For a consult inpatient, office, or outpatient you must have the 3 Rs
Request-  there must be a request from another provider for your physician to see the patient for an issue that is unknown or treatment is unknown
Render- your provider must see the patient face-2-face and exam and the render a decision regarding the unknown issue back to the requesting provider
Report - the rendering provider must send a formal written report back to the requesting provider and both must have copies in the patient chart.
Scenario 1- you could argue that the first encounter is a consult but it will largely depend on the documentation.  However the follow up visits are just follow up and in the office setting will be billed as est patient encounters. In the inpatient they will be subsequent inpatient.  Or do you mean the patient is brought to the office while still an inpatient.  
Scenario2- at no time can you bill a visit level without seeing the patient face to face.
Scenario 3- you will use POS 21 if the patient is a registered inpatient status, even though the service is rendered in your office but you must use the appropriate ultrasound code.  At no time is it allowable to substitute codes, especially procedure codes for visit level.
I don't think you need to throw in the towel or throw out the baby or whatever, however you do need to correct this billing.


----------



## Joyr (Mar 10, 2015)

Debra
The patients are always inpatient status, most are hospital bed bound from 24w to term.
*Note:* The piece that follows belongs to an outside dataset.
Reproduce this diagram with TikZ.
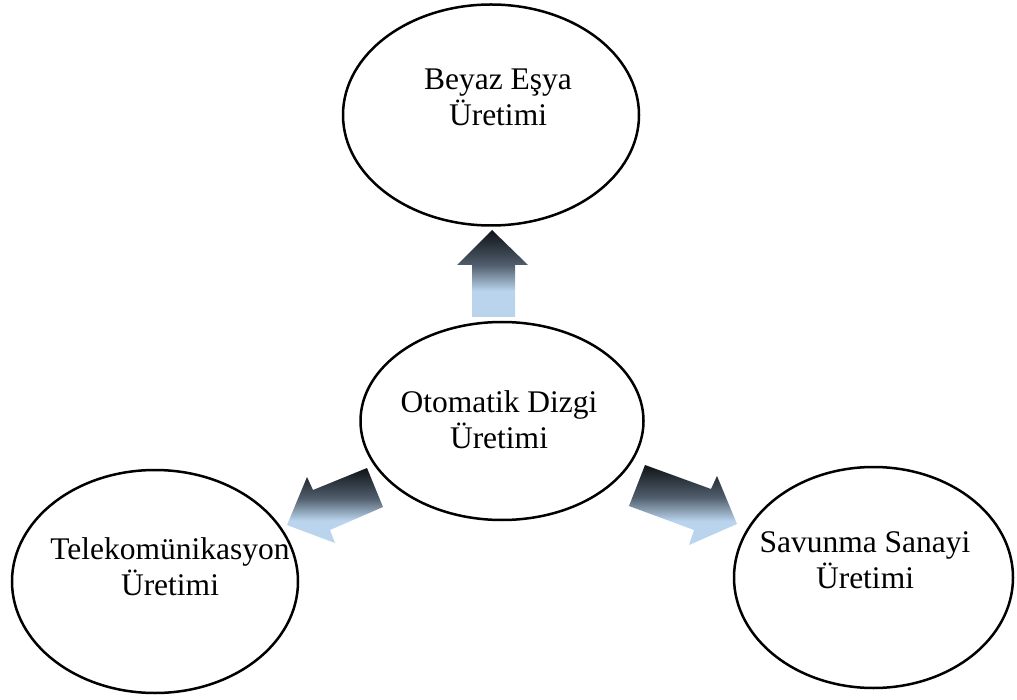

They are brought to the office and charged scans in ofc as POS 11 and consults as in patient POS 21- separately billed. I have tried to educate but the comments are that it is correct because the colleagues do it that way, insurance companies are paying them and if it were wrong then the insurance companies haven't ask for money back. I explained to her that ..yet..they haven't asked yet! She said to show where it's wrong..I showed the CPT codes verbiage and guidelines..3r's..etc...It's not getting through. How do you get through to Providers who don't value expertise over misguidance and don't want to sacrifice revenue by doing it right; instead looking for other ways to increase productivity and marketing to fill the schedules with patients instead of placing a practice at risk.


----------



## mitchellde (Mar 11, 2015)

First you need to look up the POS guidelines.. These while not new are recent within the last few years.  This states that the POS must be the place where the patient is registered not necessarily where the service take place.  They even give as an example a patient brought to the provider office for tests or other services while still an inpatient, the POS for these services must be inpatient, 21 for acute inpatient or which ever fits the patient inpatient status.  You cannot code a visit level and the ultrasound when the purpose of the encounter is rescheduled for the ultrasound.  And you cannot bill a consult for the same patient for every encounter.   Payers pay claims based on electronic edits which are not perfect and do not catch every issue. My hey work off of logic for the most part.  If the claim is a logical claim for medical necessity then it is usually passed thru.  
It may be the dx code they use, especially if they change the code for each encounter.  
I am at a loss as to how you will handle this with the attitudes you are up against.  However it is your responsibility to submit a claim that the documentation will support.  If you are uncomfortable changing the codes to what is correct, then you may have no choice but to look for employment elsewhere.  
You could always contact the payers and request an audit for these claims.. Risky but it could work.
I personally would change the change the codes and face the consequences.


----------



## Joyr (Mar 11, 2015)

Debra-you are awesome! Thanks for your candid response. I have been in the arena for so long and took this position thinking I could make a difference and thought that I could educate, but my expertise is not trusted and make me second-guess myself and my skills are sacrificing. I should have looked at the POS guidelines first but I just knew it wasn't right. I really appreciate the guidance.


----------